→ **Goal of the exercise**:
Quote the whole listing verbatim.

→ **Entries**:

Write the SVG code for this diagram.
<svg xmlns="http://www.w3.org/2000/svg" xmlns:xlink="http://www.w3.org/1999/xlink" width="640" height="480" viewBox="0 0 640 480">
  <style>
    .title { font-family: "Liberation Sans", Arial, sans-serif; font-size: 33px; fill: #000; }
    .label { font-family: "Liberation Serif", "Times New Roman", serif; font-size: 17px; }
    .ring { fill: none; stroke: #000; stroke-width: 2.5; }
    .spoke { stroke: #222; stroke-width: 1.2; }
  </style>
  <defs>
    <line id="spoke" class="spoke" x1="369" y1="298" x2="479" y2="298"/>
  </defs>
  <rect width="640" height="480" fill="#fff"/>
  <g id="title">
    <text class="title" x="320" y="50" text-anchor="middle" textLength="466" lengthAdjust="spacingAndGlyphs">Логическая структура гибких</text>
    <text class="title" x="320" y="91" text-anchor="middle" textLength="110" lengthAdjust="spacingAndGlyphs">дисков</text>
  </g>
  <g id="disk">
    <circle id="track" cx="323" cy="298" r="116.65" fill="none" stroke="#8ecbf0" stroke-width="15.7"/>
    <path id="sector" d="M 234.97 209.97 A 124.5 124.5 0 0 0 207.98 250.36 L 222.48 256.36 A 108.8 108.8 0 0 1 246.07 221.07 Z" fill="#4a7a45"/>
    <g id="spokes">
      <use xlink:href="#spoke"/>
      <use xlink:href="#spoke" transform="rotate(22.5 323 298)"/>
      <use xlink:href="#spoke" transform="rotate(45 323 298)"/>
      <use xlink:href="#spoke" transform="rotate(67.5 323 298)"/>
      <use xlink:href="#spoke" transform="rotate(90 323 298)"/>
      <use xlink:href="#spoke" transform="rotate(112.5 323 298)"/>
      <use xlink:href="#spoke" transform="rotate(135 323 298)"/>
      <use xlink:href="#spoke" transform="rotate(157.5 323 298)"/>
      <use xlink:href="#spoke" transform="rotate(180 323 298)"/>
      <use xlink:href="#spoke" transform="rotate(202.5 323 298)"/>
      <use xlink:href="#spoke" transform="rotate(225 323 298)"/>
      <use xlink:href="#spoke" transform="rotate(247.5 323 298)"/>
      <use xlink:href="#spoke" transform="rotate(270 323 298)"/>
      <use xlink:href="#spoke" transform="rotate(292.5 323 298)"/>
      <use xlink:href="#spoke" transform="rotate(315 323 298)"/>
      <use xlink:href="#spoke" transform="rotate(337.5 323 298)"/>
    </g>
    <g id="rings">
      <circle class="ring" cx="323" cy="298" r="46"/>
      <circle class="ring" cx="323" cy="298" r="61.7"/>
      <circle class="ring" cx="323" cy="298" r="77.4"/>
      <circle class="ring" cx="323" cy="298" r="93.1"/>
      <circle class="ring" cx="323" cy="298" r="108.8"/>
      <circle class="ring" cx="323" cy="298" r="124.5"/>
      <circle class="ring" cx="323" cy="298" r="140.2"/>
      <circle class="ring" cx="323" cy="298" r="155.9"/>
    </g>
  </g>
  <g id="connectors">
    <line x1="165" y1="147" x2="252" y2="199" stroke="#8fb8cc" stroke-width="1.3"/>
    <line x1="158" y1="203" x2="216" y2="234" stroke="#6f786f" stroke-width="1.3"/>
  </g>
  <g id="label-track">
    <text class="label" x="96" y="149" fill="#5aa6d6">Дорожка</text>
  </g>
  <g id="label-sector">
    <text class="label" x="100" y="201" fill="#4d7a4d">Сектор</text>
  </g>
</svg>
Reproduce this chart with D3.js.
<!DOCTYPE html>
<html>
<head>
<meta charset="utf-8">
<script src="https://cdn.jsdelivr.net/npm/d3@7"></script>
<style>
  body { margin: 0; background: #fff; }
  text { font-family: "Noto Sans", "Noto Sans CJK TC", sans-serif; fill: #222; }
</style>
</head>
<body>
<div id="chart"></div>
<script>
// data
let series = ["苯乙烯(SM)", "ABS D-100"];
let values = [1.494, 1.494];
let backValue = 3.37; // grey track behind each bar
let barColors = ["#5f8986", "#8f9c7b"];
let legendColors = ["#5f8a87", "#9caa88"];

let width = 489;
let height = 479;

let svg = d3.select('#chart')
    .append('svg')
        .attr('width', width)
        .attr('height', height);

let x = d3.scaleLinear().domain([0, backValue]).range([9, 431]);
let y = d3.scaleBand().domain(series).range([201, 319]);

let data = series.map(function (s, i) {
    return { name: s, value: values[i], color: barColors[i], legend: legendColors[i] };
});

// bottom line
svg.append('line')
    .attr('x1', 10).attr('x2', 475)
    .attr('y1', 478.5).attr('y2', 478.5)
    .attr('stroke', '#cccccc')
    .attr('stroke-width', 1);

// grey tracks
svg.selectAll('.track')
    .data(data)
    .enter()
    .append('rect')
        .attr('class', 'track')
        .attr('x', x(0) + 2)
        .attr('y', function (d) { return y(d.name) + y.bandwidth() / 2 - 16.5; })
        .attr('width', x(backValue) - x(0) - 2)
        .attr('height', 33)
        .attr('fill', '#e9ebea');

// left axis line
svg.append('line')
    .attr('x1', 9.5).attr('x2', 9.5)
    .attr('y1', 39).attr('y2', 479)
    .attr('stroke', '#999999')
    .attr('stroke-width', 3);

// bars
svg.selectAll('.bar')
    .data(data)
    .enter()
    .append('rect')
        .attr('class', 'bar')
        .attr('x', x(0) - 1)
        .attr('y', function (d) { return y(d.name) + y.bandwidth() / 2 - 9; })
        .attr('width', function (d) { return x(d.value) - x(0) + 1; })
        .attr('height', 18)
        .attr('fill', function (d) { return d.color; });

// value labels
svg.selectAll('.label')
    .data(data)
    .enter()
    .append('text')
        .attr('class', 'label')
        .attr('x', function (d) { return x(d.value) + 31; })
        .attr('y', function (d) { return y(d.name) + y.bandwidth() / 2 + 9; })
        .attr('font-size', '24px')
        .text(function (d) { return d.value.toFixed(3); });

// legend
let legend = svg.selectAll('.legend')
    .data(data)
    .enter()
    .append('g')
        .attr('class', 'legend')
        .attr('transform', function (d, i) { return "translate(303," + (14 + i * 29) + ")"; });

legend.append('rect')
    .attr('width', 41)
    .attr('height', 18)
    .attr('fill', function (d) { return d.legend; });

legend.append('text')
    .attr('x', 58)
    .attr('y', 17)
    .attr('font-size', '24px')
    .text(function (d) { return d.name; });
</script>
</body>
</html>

→ **Correct answer**:
Write the SVG code for this diagram.
<svg xmlns="http://www.w3.org/2000/svg" xmlns:xlink="http://www.w3.org/1999/xlink" width="640" height="480" viewBox="0 0 640 480">
  <style>
    .title { font-family: "Liberation Sans", Arial, sans-serif; font-size: 33px; fill: #000; }
    .label { font-family: "Liberation Serif", "Times New Roman", serif; font-size: 17px; }
    .ring { fill: none; stroke: #000; stroke-width: 2.5; }
    .spoke { stroke: #222; stroke-width: 1.2; }
  </style>
  <defs>
    <line id="spoke" class="spoke" x1="369" y1="298" x2="479" y2="298"/>
  </defs>
  <rect width="640" height="480" fill="#fff"/>
  <g id="title">
    <text class="title" x="320" y="50" text-anchor="middle" textLength="466" lengthAdjust="spacingAndGlyphs">Логическая структура гибких</text>
    <text class="title" x="320" y="91" text-anchor="middle" textLength="110" lengthAdjust="spacingAndGlyphs">дисков</text>
  </g>
  <g id="disk">
    <circle id="track" cx="323" cy="298" r="116.65" fill="none" stroke="#8ecbf0" stroke-width="15.7"/>
    <path id="sector" d="M 234.97 209.97 A 124.5 124.5 0 0 0 207.98 250.36 L 222.48 256.36 A 108.8 108.8 0 0 1 246.07 221.07 Z" fill="#4a7a45"/>
    <g id="spokes">
      <use xlink:href="#spoke"/>
      <use xlink:href="#spoke" transform="rotate(22.5 323 298)"/>
      <use xlink:href="#spoke" transform="rotate(45 323 298)"/>
      <use xlink:href="#spoke" transform="rotate(67.5 323 298)"/>
      <use xlink:href="#spoke" transform="rotate(90 323 298)"/>
      <use xlink:href="#spoke" transform="rotate(112.5 323 298)"/>
      <use xlink:href="#spoke" transform="rotate(135 323 298)"/>
      <use xlink:href="#spoke" transform="rotate(157.5 323 298)"/>
      <use xlink:href="#spoke" transform="rotate(180 323 298)"/>
      <use xlink:href="#spoke" transform="rotate(202.5 323 298)"/>
      <use xlink:href="#spoke" transform="rotate(225 323 298)"/>
      <use xlink:href="#spoke" transform="rotate(247.5 323 298)"/>
      <use xlink:href="#spoke" transform="rotate(270 323 298)"/>
      <use xlink:href="#spoke" transform="rotate(292.5 323 298)"/>
      <use xlink:href="#spoke" transform="rotate(315 323 298)"/>
      <use xlink:href="#spoke" transform="rotate(337.5 323 298)"/>
    </g>
    <g id="rings">
      <circle class="ring" cx="323" cy="298" r="46"/>
      <circle class="ring" cx="323" cy="298" r="61.7"/>
      <circle class="ring" cx="323" cy="298" r="77.4"/>
      <circle class="ring" cx="323" cy="298" r="93.1"/>
      <circle class="ring" cx="323" cy="298" r="108.8"/>
      <circle class="ring" cx="323" cy="298" r="124.5"/>
      <circle class="ring" cx="323" cy="298" r="140.2"/>
      <circle class="ring" cx="323" cy="298" r="155.9"/>
    </g>
  </g>
  <g id="connectors">
    <line x1="165" y1="147" x2="252" y2="199" stroke="#8fb8cc" stroke-width="1.3"/>
    <line x1="158" y1="203" x2="216" y2="234" stroke="#6f786f" stroke-width="1.3"/>
  </g>
  <g id="label-track">
    <text class="label" x="96" y="149" fill="#5aa6d6">Дорожка</text>
  </g>
  <g id="label-sector">
    <text class="label" x="100" y="201" fill="#4d7a4d">Сектор</text>
  </g>
</svg>
Reproduce this chart with D3.js.
<!DOCTYPE html>
<html>
<head>
<meta charset="utf-8">
<script src="https://cdn.jsdelivr.net/npm/d3@7"></script>
<style>
  body { margin: 0; background: #fff; }
  text { font-family: "Noto Sans", "Noto Sans CJK TC", sans-serif; fill: #222; }
</style>
</head>
<body>
<div id="chart"></div>
<script>
// data
let series = ["苯乙烯(SM)", "ABS D-100"];
let values = [1.494, 1.494];
let backValue = 3.37; // grey track behind each bar
let barColors = ["#5f8986", "#8f9c7b"];
let legendColors = ["#5f8a87", "#9caa88"];

let width = 489;
let height = 479;

let svg = d3.select('#chart')
    .append('svg')
        .attr('width', width)
        .attr('height', height);

let x = d3.scaleLinear().domain([0, backValue]).range([9, 431]);
let y = d3.scaleBand().domain(series).range([201, 319]);

let data = series.map(function (s, i) {
    return { name: s, value: values[i], color: barColors[i], legend: legendColors[i] };
});

// bottom line
svg.append('line')
    .attr('x1', 10).attr('x2', 475)
    .attr('y1', 478.5).attr('y2', 478.5)
    .attr('stroke', '#cccccc')
    .attr('stroke-width', 1);

// grey tracks
svg.selectAll('.track')
    .data(data)
    .enter()
    .append('rect')
        .attr('class', 'track')
        .attr('x', x(0) + 2)
        .attr('y', function (d) { return y(d.name) + y.bandwidth() / 2 - 16.5; })
        .attr('width', x(backValue) - x(0) - 2)
        .attr('height', 33)
        .attr('fill', '#e9ebea');

// left axis line
svg.append('line')
    .attr('x1', 9.5).attr('x2', 9.5)
    .attr('y1', 39).attr('y2', 479)
    .attr('stroke', '#999999')
    .attr('stroke-width', 3);

// bars
svg.selectAll('.bar')
    .data(data)
    .enter()
    .append('rect')
        .attr('class', 'bar')
        .attr('x', x(0) - 1)
        .attr('y', function (d) { return y(d.name) + y.bandwidth() / 2 - 9; })
        .attr('width', function (d) { return x(d.value) - x(0) + 1; })
        .attr('height', 18)
        .attr('fill', function (d) { return d.color; });

// value labels
svg.selectAll('.label')
    .data(data)
    .enter()
    .append('text')
        .attr('class', 'label')
        .attr('x', function (d) { return x(d.value) + 31; })
        .attr('y', function (d) { return y(d.name) + y.bandwidth() / 2 + 9; })
        .attr('font-size', '24px')
        .text(function (d) { return d.value.toFixed(3); });

// legend
let legend = svg.selectAll('.legend')
    .data(data)
    .enter()
    .append('g')
        .attr('class', 'legend')
        .attr('transform', function (d, i) { return "translate(303," + (14 + i * 29) + ")"; });

legend.append('rect')
    .attr('width', 41)
    .attr('height', 18)
    .attr('fill', function (d) { return d.legend; });

legend.append('text')
    .attr('x', 58)
    .attr('y', 17)
    .attr('font-size', '24px')
    .text(function (d) { return d.name; });
</script>
</body>
</html>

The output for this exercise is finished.